One of the best speeches I ever heard was given by a young lady in her upper twenties who had Down syndrome. She mentioned how she often felt invisible – that people would not return her greeting of Good Shabbos, or invite her to simchas or community events that she felt she should have been invited to. It was a chillul Hashem, she declared. Those who viewed her as being flawed or blemished were basically saying that Hashem had made a mistake! If she was defective or damaged goods, then they in fact were implying that our Creator, the Master of the Universe, had messed up.

Without a doubt, this insightful, young woman was at Har Sinai just like every other Jew. She was included and was equal to everyone there.
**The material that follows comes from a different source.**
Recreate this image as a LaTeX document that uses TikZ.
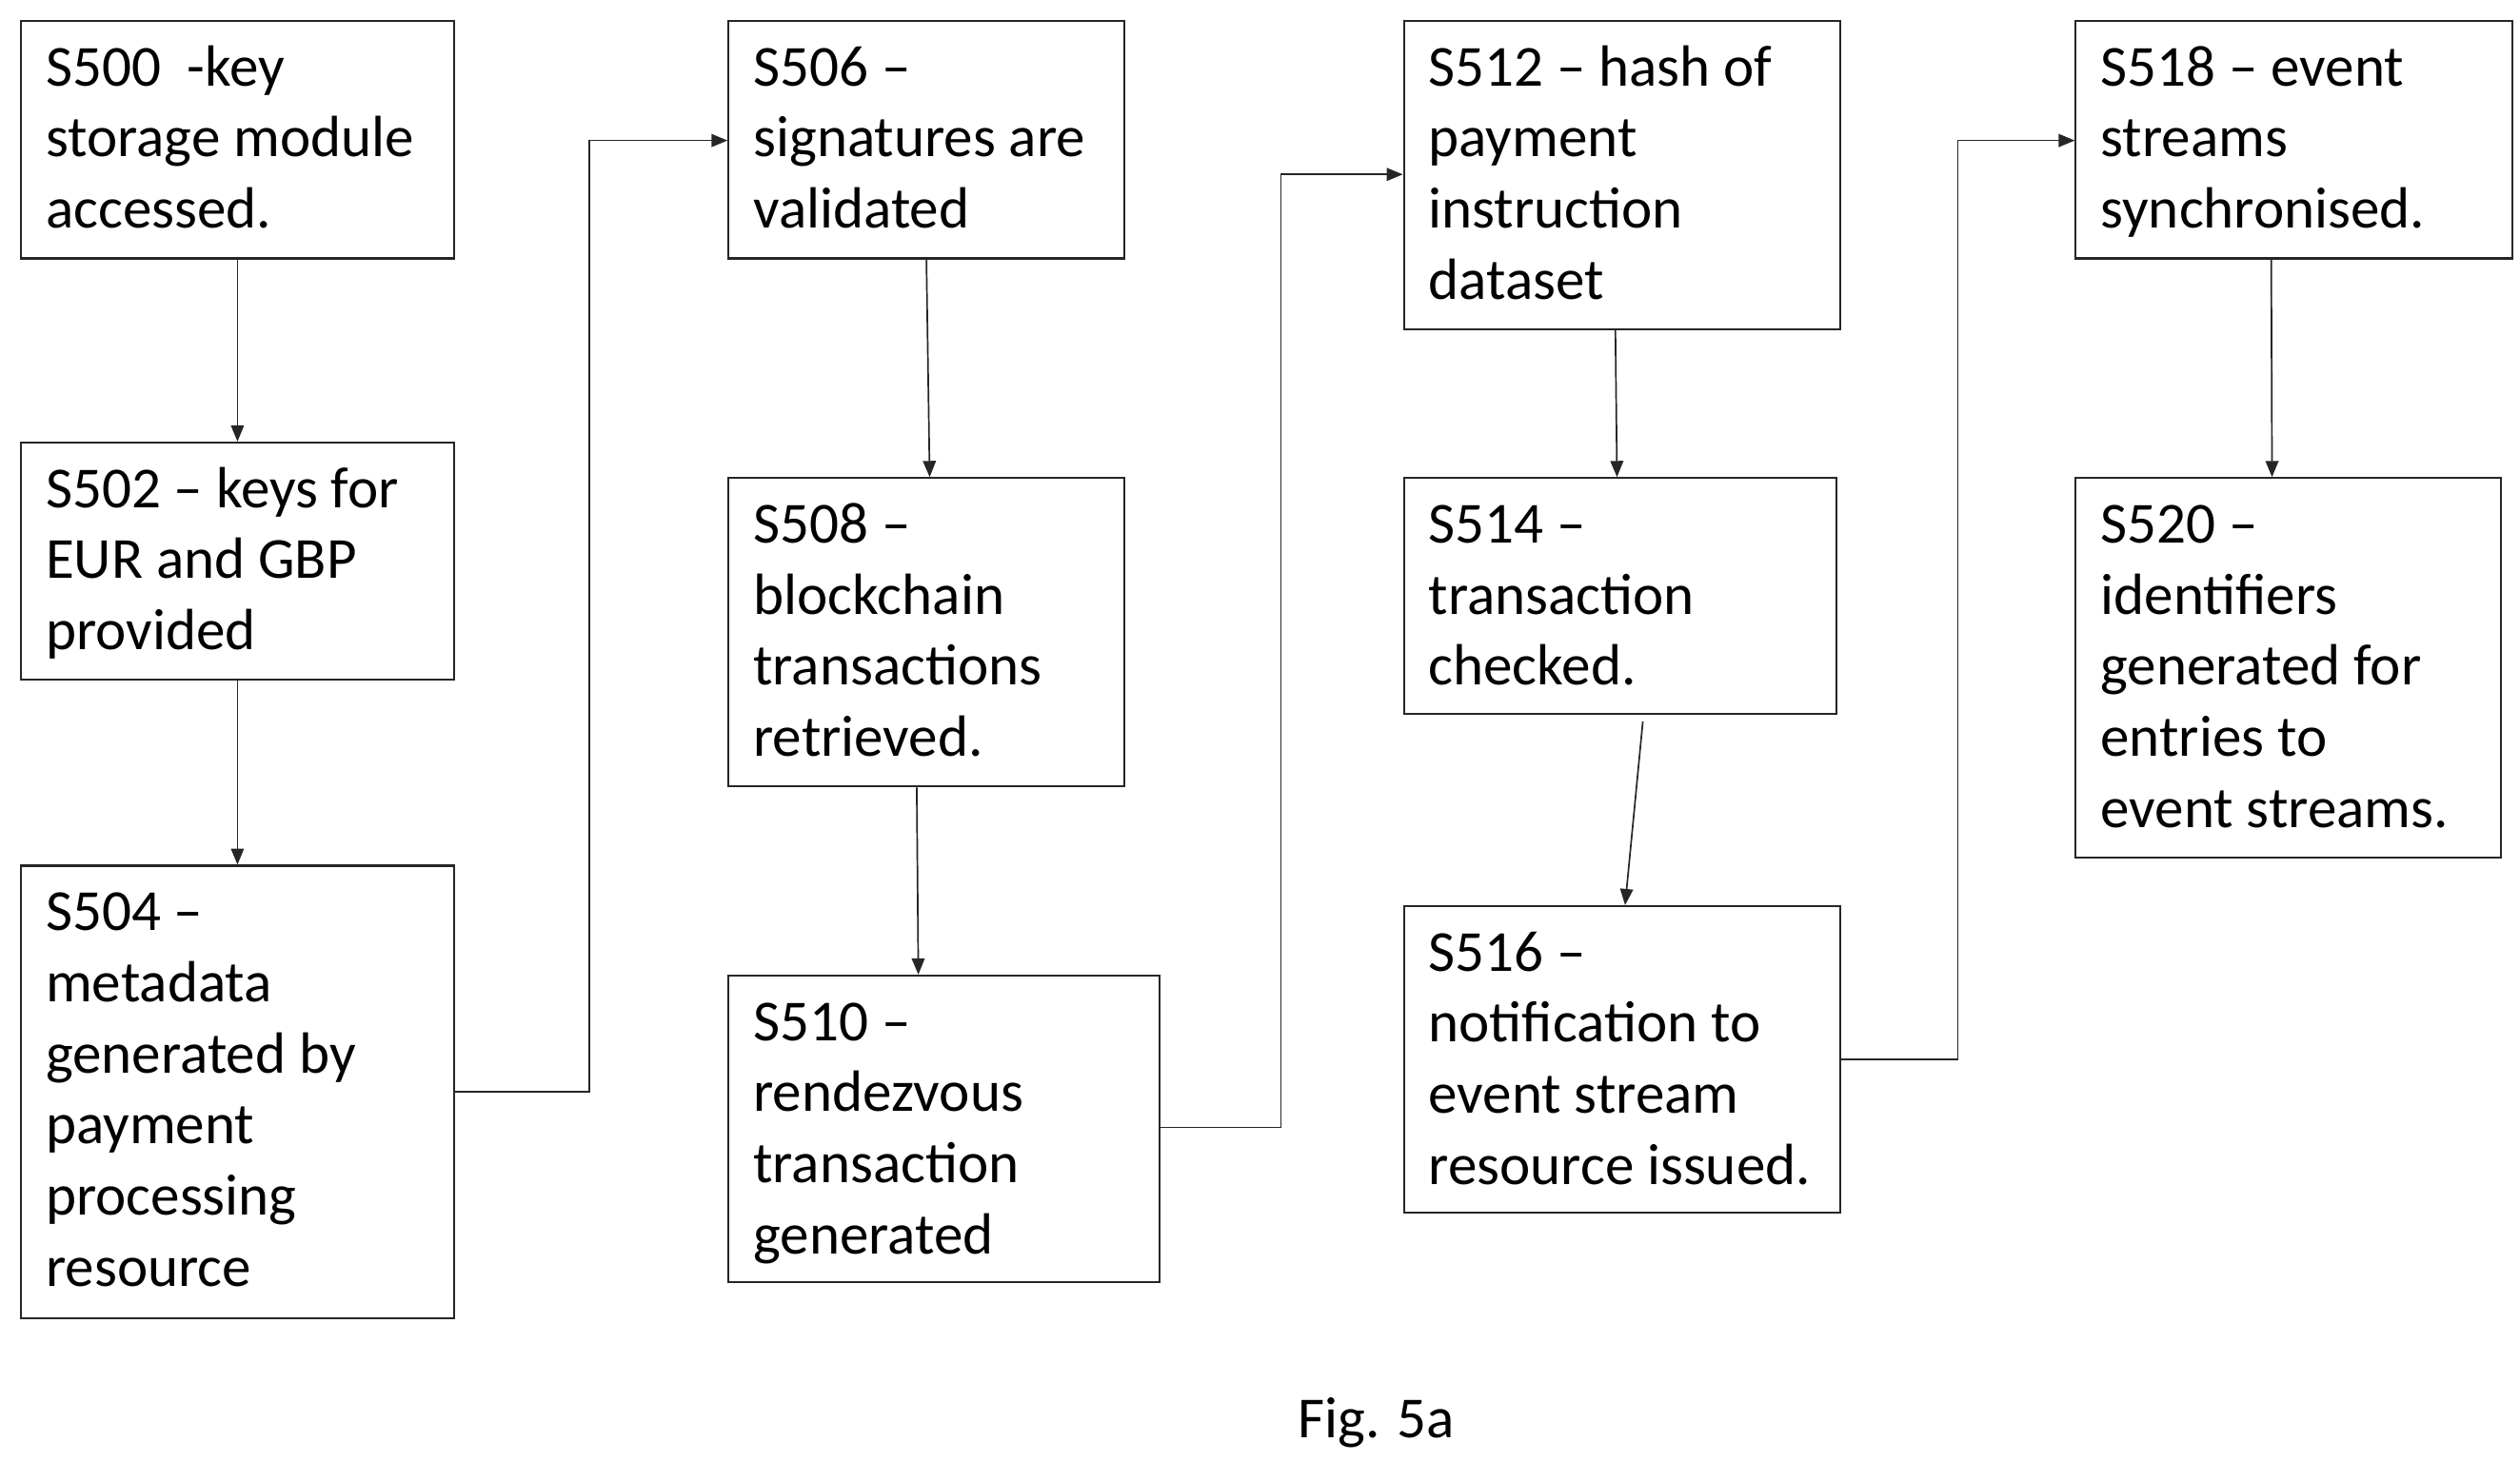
\documentclass[tikz,border=0pt]{standalone}
\usepackage{fontspec}
\setmainfont{Carlito}
\usetikzlibrary{fit,arrows.meta}
\begin{document}
\begin{tikzpicture}[x=0.5pt,y=-0.5pt,
  box/.style={draw=black!85,line width=0.6pt,inner sep=0pt},
  txt/.style={anchor=north west,align=left,inner sep=0pt,font=\fontsize{18}{22}\selectfont},
  arr/.style={draw=black!85,line width=0.5pt,-{Triangle[length=5pt,width=4pt]}}]
\useasboundingbox (0,0) rectangle (1560,905);
\newcommand\bx[6]{%
  \coordinate (#1a) at (#2,#3); \coordinate (#1b) at (#4,#5);
  \node[box,fit=(#1a)(#1b)] (#1) {};
  \node[txt] (t#1) at (#2+15,#3+40-31) {\strut#6};}
\bx{s500}{13}{13}{281}{160}{S500\ \ -key\\storage module\\accessed.}
\bx{s502}{13}{274}{281}{421}{S502 -- keys for\\EUR and GBP\\provided}
\bx{s504}{13}{536}{281}{816}{S504 --\\metadata\\generated by\\payment\\processing\\resource}
\bx{s506}{451}{13}{696}{160}{S506 --\\signatures are\\validated}
\bx{s508}{451}{296}{696}{487}{S508 --\\blockchain\\transactions\\retrieved.}
\bx{s510}{451}{604}{718}{794}{S510 --\\rendezvous\\transaction\\generated}
\bx{s512}{869}{13}{1139}{204}{S512 -- hash of\\payment\\instruction\\dataset}
\bx{s514}{869}{296}{1137}{442}{S514 --\\transaction\\checked.}
\bx{s516}{869}{561}{1139}{751}{S516 --\\notification to\\event stream\\resource issued.}
\bx{s518}{1285}{13}{1555}{160}{S518 -- event\\streams\\synchronised.}
\bx{s520}{1285}{296}{1548}{531}{S520 --\\identifiers\\generated for\\entries to\\event streams.}
\node[txt,anchor=base] (fig) at (852,890) {Fig. 5a};
\draw[arr] (s500.south) -- (s502.north);
\draw[arr] (s502.south) -- (s504.north);
\draw[arr] (s504.east |- 0,676) -- (365,676) |- (s506.west |- 0,87);
\draw[arr] (s506.south) -- ([xshift=1pt]s508.north);
\draw[arr] ([xshift=-3pt]s508.south) -- ([xshift=-8pt]s510.north);
\draw[arr] (s510.east |- 0,698) -- (793,698) |- (s512.west |- 0,108);
\draw[arr] ([xshift=-2pt]s512.south) -- ([xshift=-1pt]s514.south |- s514.north);
\draw[arr] ([xshift=7pt,yshift=-2pt]s514.south) -- ([xshift=1pt]s516.north);
\draw[arr] (s516.east |- 0,656) -- (1212,656) |- (s518.west |- 0,87);
\draw[arr] ([xshift=-7pt]s518.south) -- ([xshift=-5pt]s520.north);
\end{tikzpicture}
\end{document}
The Torah is about inclusion, mutual respect and honoring the dignity of everyone who is made in Hashem’s image.

I recently spent Shabbat at BAYT – Beth Avraham Yoseph of Toronto. The shul was celebrating Shabbat Itanu – an inclusion initiative that welcomes clients of several organizations that enhance the lives of those with various developmental or physical disabilities. One was Yeshivas Nefesh Dovid, a yeshiva in Toronto that is the only kind in the world geared specifically to young men with hearing loss.

I have been in many shuls in my day, but I have never been to one where someone signed during the davening. At first I was puzzled – those who are deaf or hard of hearing in shul could surely read from their siddur. Why did they need signing? It took a few minutes for me to realize that signing enabled them to know where everyone else was in their davening, allowing them to literally be “on the same page” instead of praying alone in a big crowd. They were totally part of the “oneness” that is the Jewish people and what Matan Torah is all about.